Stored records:
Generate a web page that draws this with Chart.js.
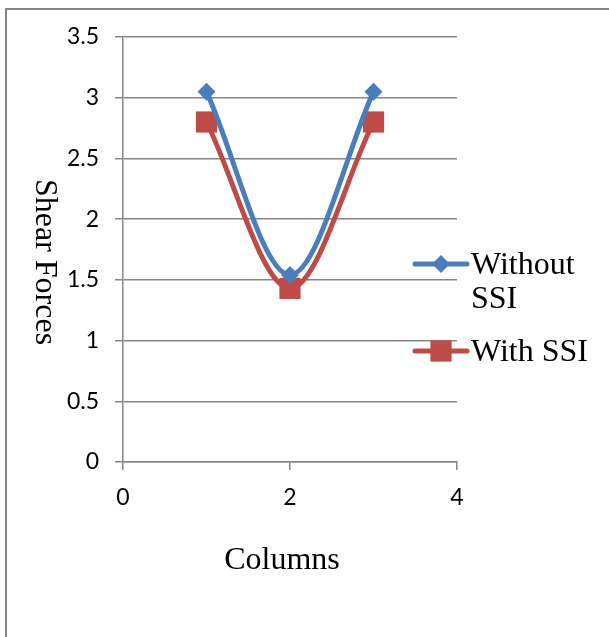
<!DOCTYPE html>
<html>
<head>
<meta charset="utf-8">
<script src="https://cdn.jsdelivr.net/npm/chart.js@4"></script>
<style>
  html, body { margin: 0; padding: 0; background: #fff; }
  #wrap { width: 609px; height: 637px; position: relative; }
</style>
</head>
<body>
<div id="wrap"><canvas id="chart" width="609" height="637"></canvas></div>
<script>
const columns = [1, 2, 3];
const withoutSSI = [3.05, 1.54, 3.05];
const withSSI = [2.8, 1.43, 2.8];
const xTicks = [0, 2, 4];
const yTicks = [0, 0.5, 1, 1.5, 2, 2.5, 3, 3.5];
const seriesNames = ["Without SSI", "With SSI"];

const BLUE = "#4a7ebb";
const RED = "#be4b48";
const GRID = "#868686";
const TICK_FONT = { family: "Lato, Liberation Sans, Arial", size: 23 };
const SERIF = "Liberation Serif, Times New Roman, serif";

function toPoints(xs, ys) {
  return xs.map((x, i) => ({ x: x, y: ys[i] }));
}

// frame, rotated y title, x title and the legend
const decorations = {
  id: "decorations",
  beforeDraw(chart) {
    const ctx = chart.ctx;
    ctx.save();
    ctx.strokeStyle = GRID;
    ctx.lineWidth = 2;
    ctx.strokeRect(6, 9, 800, 800);
    ctx.restore();
  },
  afterDraw(chart) {
    const ctx = chart.ctx;
    ctx.save();
    ctx.fillStyle = "#000";
    ctx.font = "32px " + SERIF;
    ctx.textAlign = "center";
    ctx.textBaseline = "middle";

    // y title reads top to bottom
    ctx.save();
    ctx.translate(44, 262);
    ctx.rotate(Math.PI / 2);
    ctx.fillText("Shear Forces", 0, 0);
    ctx.restore();

    ctx.fillText("Columns", 282, 561);

    // legend
    const items = [
      { color: BLUE, style: "rectRot", radius: 9, y: 264, lines: ["Without", "SSI"] },
      { color: RED, style: "rect", radius: 15, y: 351, lines: [seriesNames[1]] },
    ];
    ctx.textAlign = "left";
    items.forEach((it) => {
      ctx.strokeStyle = it.color;
      ctx.lineWidth = 5;
      ctx.lineCap = "round";
      ctx.beginPath();
      ctx.moveTo(415, it.y);
      ctx.lineTo(467, it.y);
      ctx.stroke();
      ctx.fillStyle = it.color;
      Chart.helpers.drawPoint(ctx, { pointStyle: it.style, radius: it.radius, borderWidth: 0 }, 441, it.y);
      ctx.fillStyle = "#000";
      it.lines.forEach((t, i) => ctx.fillText(t, 471, it.y + 2 + i * 34));
    });
    ctx.restore();
  },
};

new Chart(document.getElementById("chart"), {
  type: "scatter",
  data: {
    datasets: [
      {
        label: seriesNames[0],
        data: toPoints(columns, withoutSSI),
        showLine: true,
        borderColor: BLUE,
        backgroundColor: BLUE,
        borderWidth: 5,
        tension: 0.33,
        pointStyle: "rectRot",
        pointRadius: 9,
        pointBorderWidth: 0,
      },
      {
        label: seriesNames[1],
        data: toPoints(columns, withSSI),
        showLine: true,
        borderColor: RED,
        backgroundColor: RED,
        borderWidth: 5,
        tension: 0.33,
        pointStyle: "rect",
        pointRadius: 15,
        pointBorderWidth: 0,
      },
    ],
  },
  options: {
    responsive: false,
    animation: false,
    events: [],
    layout: { padding: { top: 37, right: 152, bottom: 0, left: 0 } },
    plugins: { legend: { display: false }, tooltip: { enabled: false } },
    scales: {
      x: {
        type: "linear",
        min: 0,
        max: 4,
        afterBuildTicks: (s) => { s.ticks = xTicks.map((v) => ({ value: v })); },
        afterFit: (s) => { s.height = 637 - 462; },
        grid: { drawOnChartArea: false, color: GRID, tickLength: 8, lineWidth: 1.5 },
        border: { color: GRID, width: 1.5 },
        ticks: { color: "#000", font: TICK_FONT, padding: 14, callback: (v) => String(v) },
      },
      y: {
        min: 0,
        max: 3.5,
        afterBuildTicks: (s) => { s.ticks = yTicks.map((v) => ({ value: v })); },
        afterFit: (s) => { s.width = 123; },
        grid: { color: GRID, tickLength: 8, lineWidth: 1.5 },
        border: { color: GRID, width: 1.5 },
        ticks: { color: "#000", font: TICK_FONT, padding: 16, callback: (v) => String(v) },
      },
    },
  },
  plugins: [decorations],
});
</script>
</body>
</html>
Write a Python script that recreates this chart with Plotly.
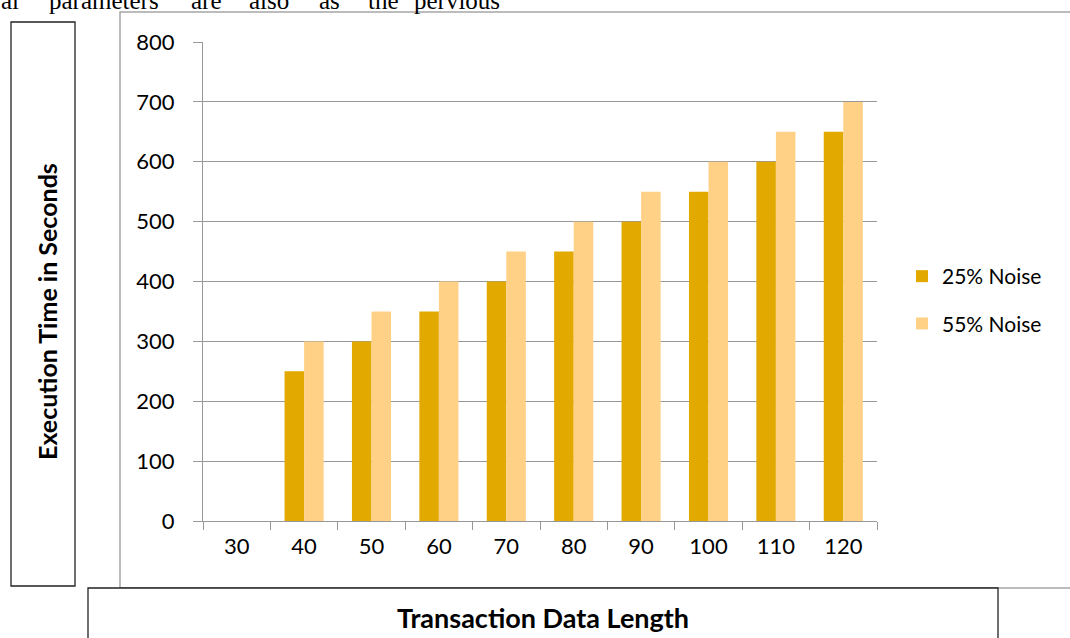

▸ OBJECTIVE
Reproduce the listing exactly. Leave its pictures out.

▸ SOLUTION FOR THIS TASK
Generate a web page that draws this with Chart.js.
<!DOCTYPE html>
<html>
<head>
<meta charset="utf-8">
<script src="https://cdn.jsdelivr.net/npm/chart.js@4"></script>
<style>
  html, body { margin: 0; padding: 0; background: #fff; }
  #wrap { width: 609px; height: 637px; position: relative; }
</style>
</head>
<body>
<div id="wrap"><canvas id="chart" width="609" height="637"></canvas></div>
<script>
const columns = [1, 2, 3];
const withoutSSI = [3.05, 1.54, 3.05];
const withSSI = [2.8, 1.43, 2.8];
const xTicks = [0, 2, 4];
const yTicks = [0, 0.5, 1, 1.5, 2, 2.5, 3, 3.5];
const seriesNames = ["Without SSI", "With SSI"];

const BLUE = "#4a7ebb";
const RED = "#be4b48";
const GRID = "#868686";
const TICK_FONT = { family: "Lato, Liberation Sans, Arial", size: 23 };
const SERIF = "Liberation Serif, Times New Roman, serif";

function toPoints(xs, ys) {
  return xs.map((x, i) => ({ x: x, y: ys[i] }));
}

// frame, rotated y title, x title and the legend
const decorations = {
  id: "decorations",
  beforeDraw(chart) {
    const ctx = chart.ctx;
    ctx.save();
    ctx.strokeStyle = GRID;
    ctx.lineWidth = 2;
    ctx.strokeRect(6, 9, 800, 800);
    ctx.restore();
  },
  afterDraw(chart) {
    const ctx = chart.ctx;
    ctx.save();
    ctx.fillStyle = "#000";
    ctx.font = "32px " + SERIF;
    ctx.textAlign = "center";
    ctx.textBaseline = "middle";

    // y title reads top to bottom
    ctx.save();
    ctx.translate(44, 262);
    ctx.rotate(Math.PI / 2);
    ctx.fillText("Shear Forces", 0, 0);
    ctx.restore();

    ctx.fillText("Columns", 282, 561);

    // legend
    const items = [
      { color: BLUE, style: "rectRot", radius: 9, y: 264, lines: ["Without", "SSI"] },
      { color: RED, style: "rect", radius: 15, y: 351, lines: [seriesNames[1]] },
    ];
    ctx.textAlign = "left";
    items.forEach((it) => {
      ctx.strokeStyle = it.color;
      ctx.lineWidth = 5;
      ctx.lineCap = "round";
      ctx.beginPath();
      ctx.moveTo(415, it.y);
      ctx.lineTo(467, it.y);
      ctx.stroke();
      ctx.fillStyle = it.color;
      Chart.helpers.drawPoint(ctx, { pointStyle: it.style, radius: it.radius, borderWidth: 0 }, 441, it.y);
      ctx.fillStyle = "#000";
      it.lines.forEach((t, i) => ctx.fillText(t, 471, it.y + 2 + i * 34));
    });
    ctx.restore();
  },
};

new Chart(document.getElementById("chart"), {
  type: "scatter",
  data: {
    datasets: [
      {
        label: seriesNames[0],
        data: toPoints(columns, withoutSSI),
        showLine: true,
        borderColor: BLUE,
        backgroundColor: BLUE,
        borderWidth: 5,
        tension: 0.33,
        pointStyle: "rectRot",
        pointRadius: 9,
        pointBorderWidth: 0,
      },
      {
        label: seriesNames[1],
        data: toPoints(columns, withSSI),
        showLine: true,
        borderColor: RED,
        backgroundColor: RED,
        borderWidth: 5,
        tension: 0.33,
        pointStyle: "rect",
        pointRadius: 15,
        pointBorderWidth: 0,
      },
    ],
  },
  options: {
    responsive: false,
    animation: false,
    events: [],
    layout: { padding: { top: 37, right: 152, bottom: 0, left: 0 } },
    plugins: { legend: { display: false }, tooltip: { enabled: false } },
    scales: {
      x: {
        type: "linear",
        min: 0,
        max: 4,
        afterBuildTicks: (s) => { s.ticks = xTicks.map((v) => ({ value: v })); },
        afterFit: (s) => { s.height = 637 - 462; },
        grid: { drawOnChartArea: false, color: GRID, tickLength: 8, lineWidth: 1.5 },
        border: { color: GRID, width: 1.5 },
        ticks: { color: "#000", font: TICK_FONT, padding: 14, callback: (v) => String(v) },
      },
      y: {
        min: 0,
        max: 3.5,
        afterBuildTicks: (s) => { s.ticks = yTicks.map((v) => ({ value: v })); },
        afterFit: (s) => { s.width = 123; },
        grid: { color: GRID, tickLength: 8, lineWidth: 1.5 },
        border: { color: GRID, width: 1.5 },
        ticks: { color: "#000", font: TICK_FONT, padding: 16, callback: (v) => String(v) },
      },
    },
  },
  plugins: [decorations],
});
</script>
</body>
</html>
Write a Python script that recreates this chart with Plotly.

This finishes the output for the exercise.